§ **WHAT YOU WILL DO**
Find each line holding "React" and copy it out.
>> BEGIN DATA EXTRACT
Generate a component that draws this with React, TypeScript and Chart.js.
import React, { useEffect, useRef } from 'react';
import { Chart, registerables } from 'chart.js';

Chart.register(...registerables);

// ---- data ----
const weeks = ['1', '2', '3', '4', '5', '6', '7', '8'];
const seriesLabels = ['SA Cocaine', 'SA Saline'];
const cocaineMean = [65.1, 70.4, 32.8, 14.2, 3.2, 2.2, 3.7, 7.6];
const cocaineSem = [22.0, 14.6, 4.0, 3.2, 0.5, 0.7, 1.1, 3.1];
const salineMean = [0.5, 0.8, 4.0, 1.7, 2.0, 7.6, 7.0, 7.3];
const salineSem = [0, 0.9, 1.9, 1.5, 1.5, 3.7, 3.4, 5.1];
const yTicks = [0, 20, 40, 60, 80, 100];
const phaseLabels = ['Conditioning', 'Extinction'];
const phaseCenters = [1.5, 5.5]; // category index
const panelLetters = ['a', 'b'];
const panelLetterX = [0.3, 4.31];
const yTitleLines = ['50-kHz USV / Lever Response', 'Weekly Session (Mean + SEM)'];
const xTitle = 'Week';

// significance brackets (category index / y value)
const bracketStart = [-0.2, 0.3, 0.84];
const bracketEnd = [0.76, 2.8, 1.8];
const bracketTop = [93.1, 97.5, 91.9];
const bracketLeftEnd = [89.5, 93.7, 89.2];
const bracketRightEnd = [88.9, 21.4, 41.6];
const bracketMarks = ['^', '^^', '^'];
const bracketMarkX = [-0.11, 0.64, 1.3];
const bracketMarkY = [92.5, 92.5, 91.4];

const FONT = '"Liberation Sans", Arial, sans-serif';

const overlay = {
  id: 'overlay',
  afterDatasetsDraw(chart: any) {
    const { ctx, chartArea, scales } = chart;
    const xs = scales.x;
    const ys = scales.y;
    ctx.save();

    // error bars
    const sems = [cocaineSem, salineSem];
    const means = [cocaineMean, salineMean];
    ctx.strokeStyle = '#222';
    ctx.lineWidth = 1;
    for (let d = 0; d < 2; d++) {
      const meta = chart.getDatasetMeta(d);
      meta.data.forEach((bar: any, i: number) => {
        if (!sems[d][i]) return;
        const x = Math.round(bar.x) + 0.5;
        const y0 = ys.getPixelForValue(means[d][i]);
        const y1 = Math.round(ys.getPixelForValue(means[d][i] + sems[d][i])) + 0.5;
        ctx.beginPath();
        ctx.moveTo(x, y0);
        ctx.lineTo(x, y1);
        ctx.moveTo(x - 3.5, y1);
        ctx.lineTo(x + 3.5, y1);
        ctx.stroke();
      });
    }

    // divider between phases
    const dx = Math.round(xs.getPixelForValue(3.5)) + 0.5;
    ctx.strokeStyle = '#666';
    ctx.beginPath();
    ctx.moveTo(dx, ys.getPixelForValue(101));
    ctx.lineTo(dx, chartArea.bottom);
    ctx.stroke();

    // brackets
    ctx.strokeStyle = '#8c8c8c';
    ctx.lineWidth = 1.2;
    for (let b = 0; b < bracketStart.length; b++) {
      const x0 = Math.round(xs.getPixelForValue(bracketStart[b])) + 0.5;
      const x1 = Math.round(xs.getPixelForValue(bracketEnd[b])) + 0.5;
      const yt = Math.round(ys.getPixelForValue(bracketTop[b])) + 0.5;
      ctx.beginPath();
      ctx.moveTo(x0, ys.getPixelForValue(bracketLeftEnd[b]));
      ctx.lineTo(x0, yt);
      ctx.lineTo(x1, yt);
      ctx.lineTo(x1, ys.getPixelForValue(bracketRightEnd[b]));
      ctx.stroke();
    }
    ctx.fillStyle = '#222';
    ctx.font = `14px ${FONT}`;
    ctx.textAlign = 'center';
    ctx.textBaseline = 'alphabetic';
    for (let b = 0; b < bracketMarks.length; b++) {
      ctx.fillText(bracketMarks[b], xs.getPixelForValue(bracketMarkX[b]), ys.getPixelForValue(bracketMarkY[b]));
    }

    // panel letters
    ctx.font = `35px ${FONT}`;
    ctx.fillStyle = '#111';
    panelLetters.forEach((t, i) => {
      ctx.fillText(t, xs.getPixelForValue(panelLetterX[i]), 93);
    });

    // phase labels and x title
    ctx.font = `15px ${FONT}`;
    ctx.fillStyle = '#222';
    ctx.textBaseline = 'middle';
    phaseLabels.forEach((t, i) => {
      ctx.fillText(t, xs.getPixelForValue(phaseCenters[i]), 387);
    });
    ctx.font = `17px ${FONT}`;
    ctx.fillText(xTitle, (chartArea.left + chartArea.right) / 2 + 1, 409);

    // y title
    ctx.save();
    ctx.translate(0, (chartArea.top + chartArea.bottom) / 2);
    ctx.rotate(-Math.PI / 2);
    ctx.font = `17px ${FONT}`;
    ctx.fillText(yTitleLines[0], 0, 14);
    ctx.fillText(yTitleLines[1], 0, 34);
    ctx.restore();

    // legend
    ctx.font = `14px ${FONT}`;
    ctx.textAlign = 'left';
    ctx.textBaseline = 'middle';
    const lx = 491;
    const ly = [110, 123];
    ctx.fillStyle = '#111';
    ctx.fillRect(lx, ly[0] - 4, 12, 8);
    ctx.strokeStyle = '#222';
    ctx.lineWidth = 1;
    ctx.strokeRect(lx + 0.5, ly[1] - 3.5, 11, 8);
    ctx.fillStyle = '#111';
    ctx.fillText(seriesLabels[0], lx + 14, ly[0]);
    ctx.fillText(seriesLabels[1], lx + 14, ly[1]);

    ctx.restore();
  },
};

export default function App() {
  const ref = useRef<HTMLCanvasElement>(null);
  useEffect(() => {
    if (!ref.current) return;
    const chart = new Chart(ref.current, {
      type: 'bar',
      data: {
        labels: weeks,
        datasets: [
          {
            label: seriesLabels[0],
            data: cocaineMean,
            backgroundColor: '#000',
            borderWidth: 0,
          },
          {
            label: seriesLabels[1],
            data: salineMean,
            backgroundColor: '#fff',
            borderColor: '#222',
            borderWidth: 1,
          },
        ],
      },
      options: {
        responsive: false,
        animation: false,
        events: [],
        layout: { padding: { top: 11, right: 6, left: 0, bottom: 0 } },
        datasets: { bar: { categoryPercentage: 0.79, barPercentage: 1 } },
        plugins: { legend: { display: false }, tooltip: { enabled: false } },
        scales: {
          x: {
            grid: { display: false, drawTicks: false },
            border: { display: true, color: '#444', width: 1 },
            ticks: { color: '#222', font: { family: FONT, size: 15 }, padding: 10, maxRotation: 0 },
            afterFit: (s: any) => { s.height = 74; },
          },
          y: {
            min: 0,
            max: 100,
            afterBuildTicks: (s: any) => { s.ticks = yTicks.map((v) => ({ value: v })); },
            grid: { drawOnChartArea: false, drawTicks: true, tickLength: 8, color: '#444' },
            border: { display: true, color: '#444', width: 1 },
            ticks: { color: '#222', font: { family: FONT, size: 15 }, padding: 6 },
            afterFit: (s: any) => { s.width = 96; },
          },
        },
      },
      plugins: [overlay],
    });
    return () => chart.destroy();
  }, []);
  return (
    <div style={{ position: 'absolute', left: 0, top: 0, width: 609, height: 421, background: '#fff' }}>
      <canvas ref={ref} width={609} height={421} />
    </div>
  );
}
>> END DATA EXTRACT
§ **WRITTEN RESPONSE**
Generate a component that draws this with React, TypeScript and Chart.js.
import React, { useEffect, useRef } from 'react';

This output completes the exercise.